Stored dataset items

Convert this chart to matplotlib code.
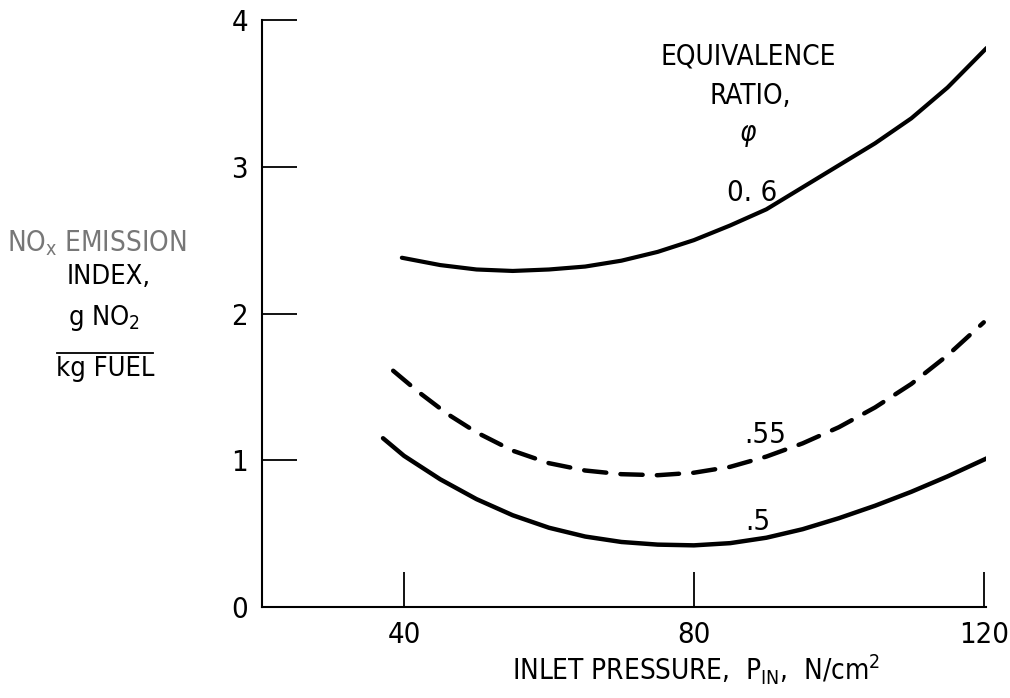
import matplotlib
matplotlib.use('Agg')
import matplotlib.pyplot as plt

plt.rcParams['font.family'] = ['DejaVu Sans']
plt.rcParams['font.stretch'] = 'condensed'
plt.rcParams['mathtext.fontset'] = 'custom'
plt.rcParams['mathtext.rm'] = 'DejaVu Sans:stretch=condensed'
plt.rcParams['mathtext.it'] = 'DejaVu Sans:italic:stretch=condensed'

# equivalence ratio 0.5 (solid)
p_05 = [37.1, 40, 45, 50, 55, 60, 65, 70, 75, 80, 85, 90, 95, 100, 105, 110, 115, 120.5]
ei_05 = [1.15, 1.03, 0.87, 0.735, 0.625, 0.54, 0.48, 0.443, 0.425, 0.42, 0.435, 0.472, 0.53, 0.605, 0.69, 0.785, 0.89, 1.015]

# equivalence ratio 0.55 (dashed)
p_055 = [38.5, 42, 46, 50, 55, 60, 65, 70, 75, 80, 85, 90, 95, 100, 105, 110, 115, 120]
ei_055 = [1.61, 1.465, 1.315, 1.19, 1.065, 0.98, 0.93, 0.905, 0.898, 0.915, 0.955, 1.025, 1.115, 1.225, 1.36, 1.52, 1.715, 1.94]

# equivalence ratio 0.6 (solid)
p_06 = [39.7, 45, 50, 55, 60, 65, 70, 75, 80, 85, 90, 95, 100, 105, 110, 115, 120.4]
ei_06 = [2.38, 2.33, 2.30, 2.29, 2.30, 2.32, 2.36, 2.42, 2.50, 2.60, 2.71, 2.86, 3.01, 3.16, 3.33, 3.54, 3.81]

xticks = [40, 80, 120]
yticks = [0, 1, 2, 3, 4]

fig = plt.figure(figsize=(10.1, 6.98), dpi=100)
ax = fig.add_axes([0.2594, 0.1304, 0.9762 - 0.2594, 0.9713 - 0.1304])

ax.plot(p_05, ei_05, 'k-', lw=3.2, solid_capstyle='round', solid_joinstyle='round')
ax.plot(p_055, ei_055, 'k-', lw=3.2, dashes=(5, 3.2), dash_capstyle='round')
ax.plot(p_06, ei_06, 'k-', lw=3.0, solid_capstyle='round', solid_joinstyle='round')

ax.set_xlim(20.4, 120.3)
ax.set_ylim(0, 4)
ax.set_xticks(xticks)
ax.set_yticks(yticks)
ax.tick_params(direction='in', length=25, width=1.3, labelsize=21, pad=10)
for s in ['top', 'right']:
    ax.spines[s].set_visible(False)
for s in ['left', 'bottom']:
    ax.spines[s].set_linewidth(1.5)

# curve labels
ax.text(88, 2.82, '0. 6', fontsize=21, ha='center', va='center')
ax.text(89.8, 1.17, '.55', fontsize=21, ha='center', va='center')
ax.text(88.8, 0.58, '.5', fontsize=21, ha='center', va='center')

# legend title
fig.text(748 / 1010, 1 - 57 / 698, 'EQUIVALENCE', fontsize=20, ha='center', va='center')
fig.text(750 / 1010, 1 - 96 / 698, 'RATIO,', fontsize=20, ha='center', va='center')
fig.text(748 / 1010, 1 - 135 / 698, r'$\varphi$', fontsize=20, ha='center', va='center')

# y axis label block
fig.text(97 / 1010, 1 - 243 / 698, r'NO$_{\rm x}$ EMISSION', fontsize=20, ha='center', va='center', color='#777777')
fig.text(109 / 1010, 1 - 277 / 698, 'INDEX,', fontsize=19.5, ha='center', va='center')
fig.text(104 / 1010, 1 - 318 / 698, r'g NO$_2$', fontsize=19.5, ha='center', va='center')
fig.add_artist(plt.Line2D([57 / 1010, 153 / 1010], [1 - 353 / 698, 1 - 353 / 698], color='k', lw=1.3))
fig.text(105 / 1010, 1 - 369 / 698, 'kg FUEL', fontsize=19.5, ha='center', va='center')

# x axis label
fig.text(696 / 1010, 1 - 670 / 698, r'INLET PRESSURE,  P$_{\rm IN}$,  N/cm$^2$', fontsize=20, ha='center', va='center')

fig.savefig('out.png', dpi=100)
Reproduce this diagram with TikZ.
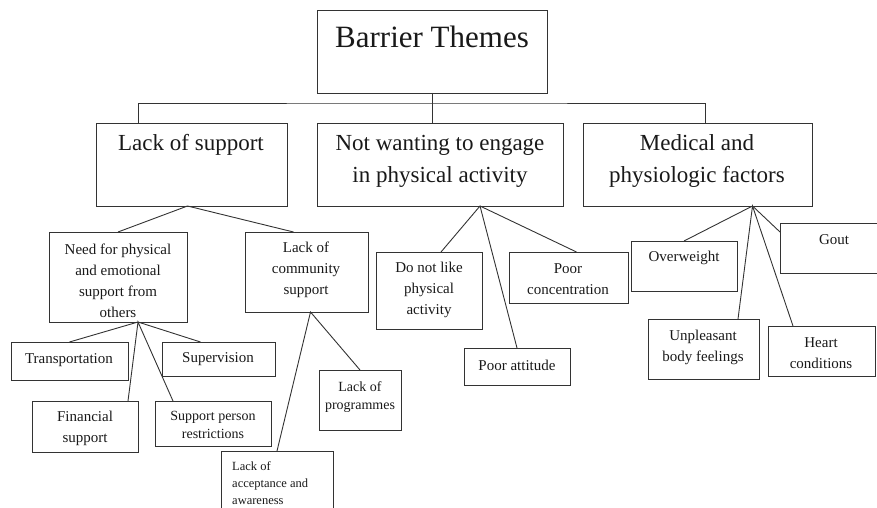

**Objective:**
Skip the pictures, then retype every line above exactly.

**Answer:**
Convert this chart to matplotlib code.
import matplotlib
matplotlib.use('Agg')
import matplotlib.pyplot as plt

plt.rcParams['font.family'] = ['DejaVu Sans']
plt.rcParams['font.stretch'] = 'condensed'
plt.rcParams['mathtext.fontset'] = 'custom'
plt.rcParams['mathtext.rm'] = 'DejaVu Sans:stretch=condensed'
plt.rcParams['mathtext.it'] = 'DejaVu Sans:italic:stretch=condensed'

# equivalence ratio 0.5 (solid)
p_05 = [37.1, 40, 45, 50, 55, 60, 65, 70, 75, 80, 85, 90, 95, 100, 105, 110, 115, 120.5]
ei_05 = [1.15, 1.03, 0.87, 0.735, 0.625, 0.54, 0.48, 0.443, 0.425, 0.42, 0.435, 0.472, 0.53, 0.605, 0.69, 0.785, 0.89, 1.015]

# equivalence ratio 0.55 (dashed)
p_055 = [38.5, 42, 46, 50, 55, 60, 65, 70, 75, 80, 85, 90, 95, 100, 105, 110, 115, 120]
ei_055 = [1.61, 1.465, 1.315, 1.19, 1.065, 0.98, 0.93, 0.905, 0.898, 0.915, 0.955, 1.025, 1.115, 1.225, 1.36, 1.52, 1.715, 1.94]

# equivalence ratio 0.6 (solid)
p_06 = [39.7, 45, 50, 55, 60, 65, 70, 75, 80, 85, 90, 95, 100, 105, 110, 115, 120.4]
ei_06 = [2.38, 2.33, 2.30, 2.29, 2.30, 2.32, 2.36, 2.42, 2.50, 2.60, 2.71, 2.86, 3.01, 3.16, 3.33, 3.54, 3.81]

xticks = [40, 80, 120]
yticks = [0, 1, 2, 3, 4]

fig = plt.figure(figsize=(10.1, 6.98), dpi=100)
ax = fig.add_axes([0.2594, 0.1304, 0.9762 - 0.2594, 0.9713 - 0.1304])

ax.plot(p_05, ei_05, 'k-', lw=3.2, solid_capstyle='round', solid_joinstyle='round')
ax.plot(p_055, ei_055, 'k-', lw=3.2, dashes=(5, 3.2), dash_capstyle='round')
ax.plot(p_06, ei_06, 'k-', lw=3.0, solid_capstyle='round', solid_joinstyle='round')

ax.set_xlim(20.4, 120.3)
ax.set_ylim(0, 4)
ax.set_xticks(xticks)
ax.set_yticks(yticks)
ax.tick_params(direction='in', length=25, width=1.3, labelsize=21, pad=10)
for s in ['top', 'right']:
    ax.spines[s].set_visible(False)
for s in ['left', 'bottom']:
    ax.spines[s].set_linewidth(1.5)

# curve labels
ax.text(88, 2.82, '0. 6', fontsize=21, ha='center', va='center')
ax.text(89.8, 1.17, '.55', fontsize=21, ha='center', va='center')
ax.text(88.8, 0.58, '.5', fontsize=21, ha='center', va='center')

# legend title
fig.text(748 / 1010, 1 - 57 / 698, 'EQUIVALENCE', fontsize=20, ha='center', va='center')
fig.text(750 / 1010, 1 - 96 / 698, 'RATIO,', fontsize=20, ha='center', va='center')
fig.text(748 / 1010, 1 - 135 / 698, r'$\varphi$', fontsize=20, ha='center', va='center')

# y axis label block
fig.text(97 / 1010, 1 - 243 / 698, r'NO$_{\rm x}$ EMISSION', fontsize=20, ha='center', va='center', color='#777777')
fig.text(109 / 1010, 1 - 277 / 698, 'INDEX,', fontsize=19.5, ha='center', va='center')
fig.text(104 / 1010, 1 - 318 / 698, r'g NO$_2$', fontsize=19.5, ha='center', va='center')
fig.add_artist(plt.Line2D([57 / 1010, 153 / 1010], [1 - 353 / 698, 1 - 353 / 698], color='k', lw=1.3))
fig.text(105 / 1010, 1 - 369 / 698, 'kg FUEL', fontsize=19.5, ha='center', va='center')

# x axis label
fig.text(696 / 1010, 1 - 670 / 698, r'INLET PRESSURE,  P$_{\rm IN}$,  N/cm$^2$', fontsize=20, ha='center', va='center')

fig.savefig('out.png', dpi=100)
Reproduce this diagram with TikZ.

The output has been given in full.